Beyonce, Taylor Swift, and Weezer Recordings Enter National Recording Registry
The Library of Congress adds 25 recordings to its permanent archive, including Beyonce, Taylor Swift, and Weezer.
Something Dope · · 3 min read

The Library of Congress has selected its 2026 class of recordings for the National Recording Registry, the permanent archive of audio that the federal government deems culturally, historically, or aesthetically essential. This year's class includes Beyonce's "Single Ladies (Put a Ring on It)," Taylor Swift's 1989, Weezer's Blue Album, Chaka Khan's "I Feel for You," the Go-Go's Beauty and the Beat, and the Jamie Principle and Frankie Knuckles remix of "Your Love," among 25 total inductees.
Acting Librarian of Congress Robert R. Newlen described the selections as "audio treasures worthy of preservation for all time." The registry has no genre limits. This year's list spans 1940s novelty records, Chicago house music, early video game soundtracks, and modern pop, which tells you something about what American sound heritage actually looks like.

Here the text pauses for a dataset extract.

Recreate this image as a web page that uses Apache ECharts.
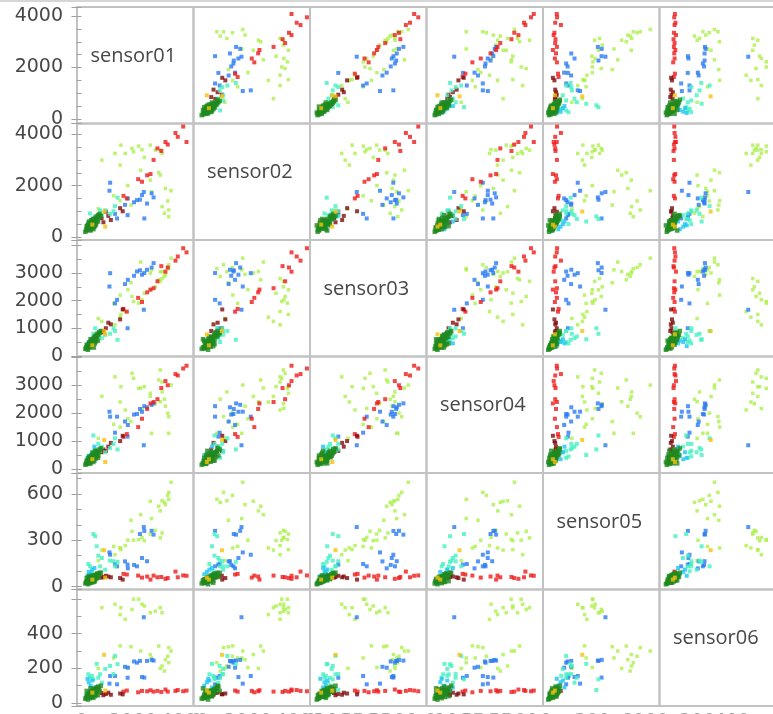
<!DOCTYPE html>
<html>
<head>
<meta charset="utf-8">
<script src="https://cdn.jsdelivr.net/npm/echarts@6/dist/echarts.min.js"></script>
<style>
  html, body { margin: 0; padding: 0; background: #ffffff; }
  #chart { width: 773px; height: 714px; }
</style>
</head>
<body>
<div id="chart"></div>
<script>
// Sensor variables shown on the diagonal
const sensorNames = ['sensor01', 'sensor02', 'sensor03', 'sensor04', 'sensor05', 'sensor06'];

// Axis extents per sensor (same extent used for the row's y axis and the column's x axis)
const axisMin = [-176, -120, -25, -144, -19, -17];
const axisMax = [4351, 4420, 4198, 4030, 735, 655];
const tickStep = [2000, 2000, 1000, 1000, 300, 200];
const minorSplit = [4, 4, 2, 2, 3, 2];
const labelTop = [4000, 4000, 3000, 3000, 600, 400];

// Observations per group: [sensor01, sensor02, sensor03, sensor04, sensor05, sensor06]
const limeRows = [
  [3480, 1800, 3540, 3007, 675, 300],
  [3390, 1050, 3300, 1874, 610, 320],
  [3390, 790, 3160, 1280, 565, 233],
  [3260, 1890, 2950, 2250, 530, 250],
  [3220, 920, 2880, 2500, 545, 185],
  [3130, 1180, 3050, 2760, 555, 214],
  [3060, 2410, 3055, 2410, 490, 200],
  [3000, 2500, 2755, 3190, 520, 329],
  [2720, 1760, 3117, 1279, 440, 260],
  [2670, 2213, 3000, 2600, 552, 280],
  [1920, 1240, 2650, 1700, 429, 325],
  [2300, 2600, 3400, 2900, 465, 300],
  [3350, 1400, 3200, 2000, 590, 270],
  [3130, 3254, 2800, 3117, 347, 521],
  [3060, 3383, 2700, 3547, 315, 550],
  [2870, 3383, 2500, 2340, 364, 530],
  [2670, 3577, 2392, 2712, 340, 521],
  [2440, 3098, 2269, 2949, 297, 560],
  [2350, 3400, 2030, 2170, 318, 570],
  [2220, 3539, 1910, 2890, 304, 599],
  [2020, 3320, 1968, 3249, 300, 599],
  [1960, 3450, 2150, 3428, 358, 540],
  [1700, 3254, 1606, 2114, 265, 483],
  [1530, 3577, 1500, 2949, 239, 550],
  [1300, 3254, 1124, 3300, 206, 570],
  [790, 2993, 1250, 2600, 236, 550],
  [1500, 2798, 1400, 2400, 250, 510],
  [1500, 1411, 2200, 1500, 250, 330],
  [1250, 1600, 1900, 1600, 260, 260],
  [650, 1100, 1350, 1100, 168, 200],
  [1800, 2000, 2400, 1800, 300, 205]
];
const blueRows = [
  [2800, 1540, 3360, 2350, 336, 245],
  [2545, 1300, 3120, 2210, 164, 243],
  [2420, 1750, 1670, 850, 385, 495],
  [2350, 1630, 2940, 2050, 185, 150],
  [2155, 1435, 3055, 1970, 131, 233],
  [1790, 850, 1000, 1160, 142, 146],
  [1800, 1500, 2755, 1576, 118, 204],
  [1380, 720, 2030, 1874, 131, 108],
  [1112, 2112, 2995, 1874, 206, 156],
  [1085, 1800, 2512, 2053, 221, 112],
  [2725, 1700, 3200, 2300, 361, 249],
  [2270, 1450, 3100, 2150, 340, 243],
  [2040, 1350, 2900, 1950, 140, 240],
  [1690, 1250, 2600, 1700, 163, 209],
  [1300, 900, 1900, 1300, 146, 156],
  [2440, 720, 3000, 2250, 360, 147]
];
const redRows = [
  [4080, 3700, 3750, 3700, 70, 72],
  [3950, 4300, 3900, 3600, 72, 68],
  [3740, 3900, 3600, 3350, 60, 75],
  [3650, 4050, 3450, 3400, 97, 70],
  [3350, 3600, 3200, 3000, 55, 66],
  [3260, 3700, 3050, 3150, 50, 78],
  [3100, 3350, 3250, 2900, 62, 64],
  [2950, 3450, 2700, 2500, 60, 70],
  [2800, 3000, 2450, 2400, 71, 66],
  [2680, 2450, 2400, 2350, 45, 74],
  [2550, 2400, 2300, 2150, 65, 68],
  [2350, 2150, 1950, 1800, 58, 70],
  [2200, 2250, 2100, 1500, 71, 62],
  [1760, 1500, 1600, 1250, 78, 72],
  [1630, 1600, 1700, 1150, 82, 66]
];
const maroonRows = [
  [1600, 1000, 1680, 1190, 45, 50],
  [1500, 1120, 1320, 1000, 55, 55],
  [1140, 660, 1140, 935, 60, 48],
  [1040, 820, 1200, 800, 65, 60],
  [944, 983, 1000, 647, 70, 52],
  [850, 571, 900, 700, 62, 45],
  [780, 730, 850, 600, 58, 58]
];
const mintRows = [
  [1400, 1530, 580, 700, 160, 224],
  [1300, 1200, 900, 1100, 131, 272],
  [1240, 1000, 1000, 900, 164, 167],
  [1110, 900, 800, 750, 168, 214],
  [920, 1035, 760, 600, 109, 197],
  [790, 850, 640, 800, 185, 118],
  [720, 1035, 900, 650, 131, 166],
  [650, 700, 700, 900, 200, 146],
  [590, 600, 600, 500, 261, 226],
  [530, 800, 1000, 700, 326, 75],
  [460, 700, 800, 1200, 340, 137],
  [330, 916, 500, 400, 131, 146],
  [265, 500, 450, 450, 146, 166],
  [400, 650, 550, 600, 99, 157]
];
const cyanRows = [
  [280, 400, 500, 350, 95, 120],
  [420, 500, 600, 600, 110, 130],
  [350, 300, 550, 500, 80, 100],
  [500, 600, 450, 800, 120, 90],
  [230, 450, 350, 400, 70, 140]
];
const greenRows = [
  [150, 200, 250, 150, 20, 25], [180, 250, 300, 200, 30, 30], [200, 300, 260, 220, 25, 45],
  [220, 350, 350, 180, 35, 40], [250, 280, 300, 300, 40, 35], [260, 400, 380, 250, 28, 50],
  [280, 320, 420, 280, 45, 55], [300, 450, 350, 350, 38, 42], [310, 380, 450, 200, 50, 60],
  [330, 500, 400, 320, 42, 48], [350, 420, 500, 380, 55, 38], [360, 550, 450, 260, 33, 65],
  [380, 480, 520, 420, 60, 52], [400, 350, 480, 300, 47, 70], [410, 600, 560, 450, 52, 58],
  [430, 520, 600, 350, 65, 44], [450, 650, 500, 480, 40, 75], [460, 450, 620, 400, 58, 62],
  [480, 580, 650, 520, 70, 50], [500, 700, 580, 300, 62, 80], [510, 500, 700, 450, 48, 68],
  [530, 620, 640, 550, 75, 56], [550, 750, 720, 420, 66, 85], [570, 560, 680, 600, 55, 72],
  [590, 680, 760, 500, 80, 64], [600, 800, 700, 650, 70, 90], [620, 720, 800, 560, 85, 78],
  [650, 850, 760, 480, 62, 95], [680, 780, 850, 620, 78, 82], [700, 900, 820, 700, 88, 70],
  [250, 450, 220, 250, 15, 20], [320, 300, 300, 400, 22, 28], [420, 400, 380, 520, 30, 35],
  [520, 420, 450, 650, 35, 40], [380, 650, 350, 300, 25, 55], [460, 300, 550, 250, 45, 30],
  [560, 480, 520, 380, 50, 48], [300, 600, 480, 450, 68, 38], [440, 700, 420, 580, 72, 60],
  [200, 420, 400, 300, 55, 70], [350, 250, 600, 200, 40, 85], [640, 600, 550, 400, 58, 45],
  [750, 820, 900, 740, 90, 100], [480, 380, 300, 480, 30, 52], [270, 550, 330, 380, 60, 42]
];
const goldRows = [
  [880, 990, 900, 1040, 235, 278],
  [920, 400, 780, 250, 58, 72],
  [420, 480, 380, 350, 45, 60]
];

// Draw order: later groups sit on top
const groups = [
  { rows: limeRows, color: '#adf04c', size: 3.5 },
  { rows: blueRows, color: '#2b7af2', size: 4 },
  { rows: redRows, color: '#ee1a1a', size: 4 },
  { rows: maroonRows, color: '#7f0b0b', size: 4 },
  { rows: mintRows, color: '#46f0c2', size: 4 },
  { rows: cyanRows, color: '#1ec4f2', size: 4 },
  { rows: greenRows, color: '#1f8a1f', size: 4.5 },
  { rows: goldRows, color: '#f6c10e', size: 4 }
];

const N = sensorNames.length;
const CELL = 116.5;
const LEFT = 77;
const TOP = 7;
const FRAME = '#c2c2c2';
const TICK = '#a0a0a0';
const TEXT = '#474747';
const LABEL_FONT = '"DejaVu Sans", "Noto Sans", sans-serif';
const TITLE_FONT = '"Open Sans", "Noto Sans", sans-serif';

function labelFormatter(k) {
  return function (v) {
    if (Math.abs(v % tickStep[k]) > 1e-6) return '';
    if (v < 0 || v > labelTop[k]) return '';
    return String(v);
  };
}

function valueAxis(k, gridIndex, showLabels) {
  return {
    type: 'value',
    gridIndex: gridIndex,
    min: axisMin[k],
    max: axisMax[k],
    splitNumber: 2,
    minInterval: tickStep[k],
    maxInterval: tickStep[k],
    show: showLabels,
    axisLine: { show: false },
    axisTick: { show: showLabels, length: 10, lineStyle: { color: TICK, width: 1 } },
    minorTick: { show: showLabels, splitNumber: minorSplit[k], length: 5, lineStyle: { color: TICK, width: 1 } },
    splitLine: { show: false },
    minorSplitLine: { show: false },
    axisLabel: {
      show: showLabels,
      margin: 14,
      color: TEXT,
      fontFamily: LABEL_FONT,
      fontSize: 19,
      formatter: labelFormatter(k)
    }
  };
}

const grids = [];
const xAxes = [];
const yAxes = [];
const series = [];
const graphics = [];

for (let i = 0; i < N; i++) {
  for (let j = 0; j < N; j++) {
    const g = i * N + j;
    grids.push({
      left: LEFT + j * CELL,
      top: TOP + i * CELL,
      width: CELL,
      height: CELL,
      outerBoundsMode: 'none',
      containLabel: false,
      show: true,
      borderColor: FRAME,
      borderWidth: 2,
      backgroundColor: 'transparent'
    });
    // bottom-row x axes: their labels sit just below the lower edge of the view
    const xa = valueAxis(j, g, i === N - 1);
    xa.axisTick.show = false;
    xa.minorTick.show = false;
    xa.axisLabel.margin = 7;
    xa.axisLabel.color = '#9a9a9a';
    xAxes.push(xa);
    yAxes.push(valueAxis(i, g, j === 0));

    if (i === j) {
      graphics.push({
        type: 'text',
        x: LEFT + j * CELL + CELL / 2 - 2,
        y: TOP + i * CELL + CELL / 2 - 9,
        style: {
          text: sensorNames[i],
          fill: TEXT,
          font: '20px ' + TITLE_FONT,
          textAlign: 'center',
          textVerticalAlign: 'middle'
        }
      });
      continue;
    }
    groups.forEach(function (grp) {
      series.push({
        type: 'scatter',
        xAxisIndex: g,
        yAxisIndex: g,
        symbol: 'rect',
        symbolSize: grp.size,
        itemStyle: { color: grp.color },
        silent: true,
        animation: false,
        data: grp.rows.map(function (r) { return [r[j], r[i]]; })
      });
    });
  }
}

// thin rule along the top edge of the view
graphics.push({
  type: 'line',
  shape: { x1: 0, y1: 1, x2: 773, y2: 1 },
  style: { stroke: '#d6d6d6', lineWidth: 2 }
});

const chart = echarts.init(document.getElementById('chart'), null, { renderer: 'canvas' });
chart.setOption({
  backgroundColor: '#ffffff',
  animation: false,
  grid: grids,
  xAxis: xAxes,
  yAxis: yAxes,
  series: series,
  graphic: graphics
});
</script>
</body>
</html>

Why the Jamie Principle and Frankie Knuckles Inclusion Matters
The one that should hit hardest for independent music people is "Your Love." Jamie Principle wrote the track in the early 1980s and recorded it with Frankie Knuckles in Chicago before the song circulated as a cassette tape, years before it was officially released. It is one of the foundational records of house music, a genre built almost entirely outside of major label infrastructure. Getting that into the Library of Congress is not just an honor. It is a formal acknowledgment that underground, independent music shapes culture at the highest level.
Chaka Khan put it plainly about her own induction: "For the Library of Congress to say this recording belongs in the permanent collection of American sound heritage, that means it wasn't just a hit, it was history."

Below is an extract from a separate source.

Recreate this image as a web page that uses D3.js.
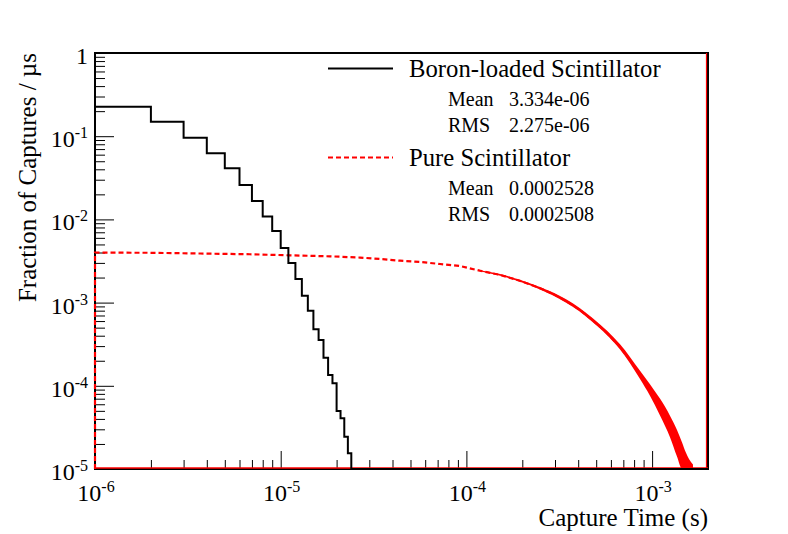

The Go-Go's guitarist Jane Wiedlin also pushed back on revisionist history around the band's legacy, noting that Beauty and the Beat reached number one on the charts with an all-female group that wrote their own songs and played their own instruments. That distinction still matters in 2025.
What This Means for Independent Artists
The registry is a long game reminder. "Your Love" spent years as a Chicago underground tape before the world caught up. Stevie Ray Vaughan's Texas Flood, also inducted this year, was recorded for around $30,000 and released on a small Texas label. The records that last are not always the ones with the biggest rollout.
If you are an independent artist building something real, the archive does not care about your first-week numbers. It cares about whether the work meant something. That is worth keeping in mind.
Keep an eye on the full registry list as the Library of Congress continues to add to it each year. The choices reveal a lot about which stories American cultural institutions are finally deciding to tell.